Question

It has been found that 26% of men 20 years and older suffer from hypertension (high blood pressure) and 31.5% of women are hypertensive. A random sample 150 of each gender was selected from recent hospital records, and the following results were obtained. Construct 95% confidence interval for the difference of the two proportion. Round your answer to nearest ten-thousandth. Interpret the result.

Answer 1

Complete Question

It has been found that 26% of men 20 years and older suffer from hypertension (high blood pressure) and 31.5% of women are hypertensive.
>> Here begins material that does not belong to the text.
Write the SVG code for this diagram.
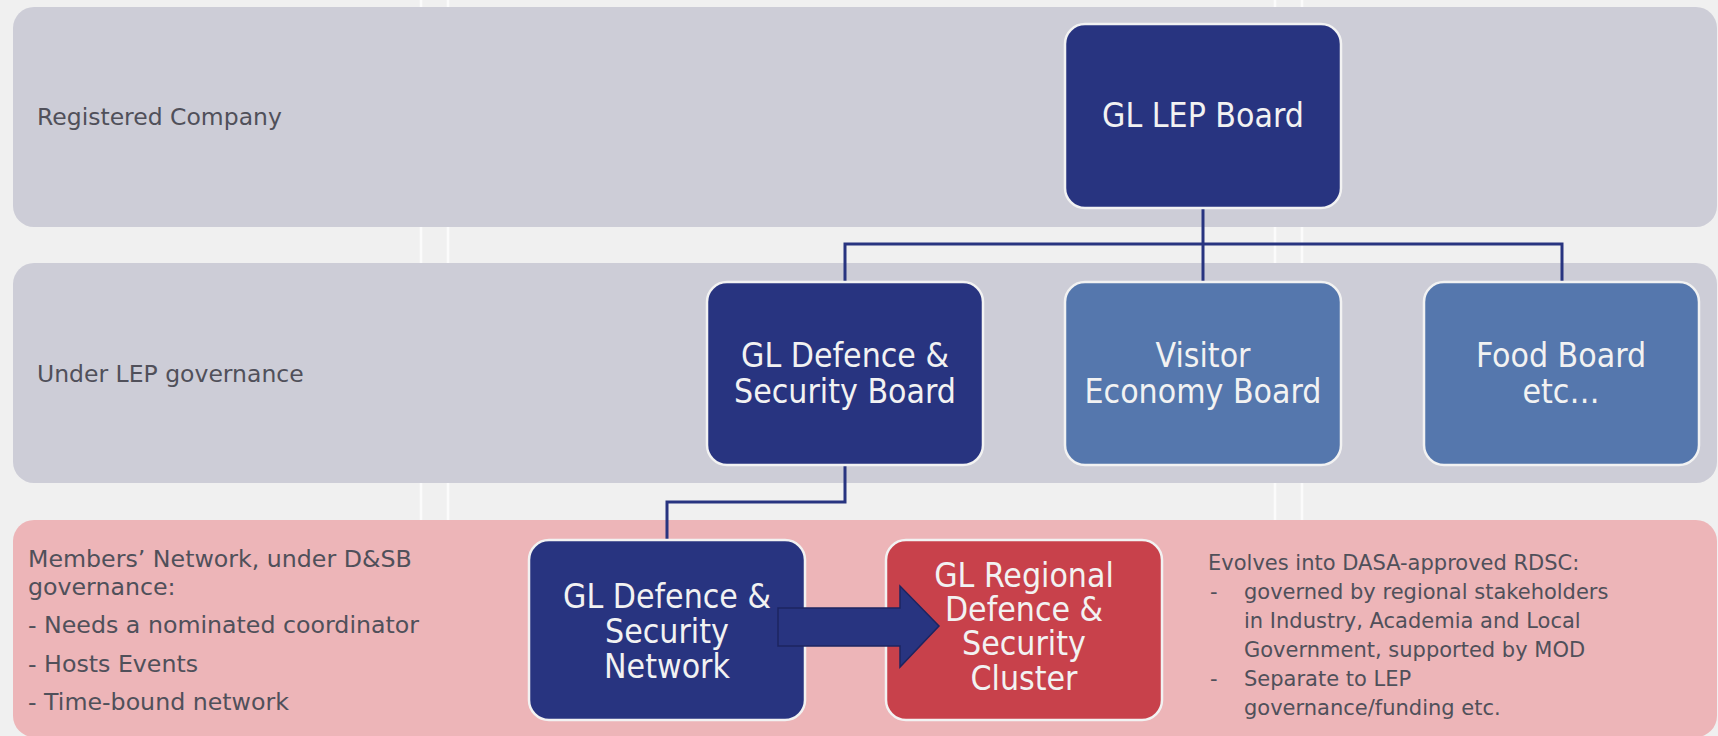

A random sample 150 of each gender was selected from recent hospital records, and the following results were obtained.

Men. 43 patients had high blood pressure

Woman. 52 patients had high blood pressure.

Answer:

The 95% confidence interval is

`- 0.1651 < p_m - p_f <0.0451`

This mean that there is a 95 % confidence that the difference between the true proportions of male and female that are hypertensive is within this interval and given that the interval contains zero then there is no statistically significant difference between the genders that are hypertensive

Explanation:

From the question we are told that

The sample size for male is
`n_1 = 150`

The number of male that are hypertensive is
`m = 42`

The sample size of female is
`n_2 = 150`

The number of female that are hypertensive is
`q = 52`

The proportion of male that are hypertensive is mathematically represented as

`\r p_m = (43)/(150)`

`\r p_m = 0.287`

The proportion of female that are hypertensive is mathematically represented as

`p_f = (52)/(150)`

`p_f = 0.347`

From the question we are told that confidence level is 95%, hence the level of significance is mathematically represented as

`\alpha = 100 -95`

`\alpha =5\%`

`\alpha =0.05`

Next we obtain the critical value of
`( \alpha )/(2)` from the normal distribution table, the value is

`Z_{( \alpha )/(2) } = 1.96`

Generally the margin of error is mathematically represented as

`E = Z_{(\alpha )/(2) } * \sqrt{( \r p_m (1- \r p_m ))/(n_1) + ( \r p_f (1- \r p_f ))/(n_2) }`

substituting value

`E = 1.96 * \sqrt{( 0.287 (1- 0.287 ))/(150) + ( 0.347 (1- 0.347 ))/(150) }`

`E = 0.1051`

The 95% confidence interval is mathematically represented as

`(\r p_m - \r p_f ) - E < p_m - p_f < (\r p_m - \r p_f ) + E`

substituting values

`( 0.287 - 0.347 ) - 0.1051 < p_m - p_f <( 0.287 - 0.347 ) + 0.1051`

`- 0.1651 < p_m - p_f <0.0451`

This mean that there is a 95 % confidence that the difference between the true proportion is within this interval and given that the interval contains zero then there is no statistically significant difference between the genders that are hypertensive.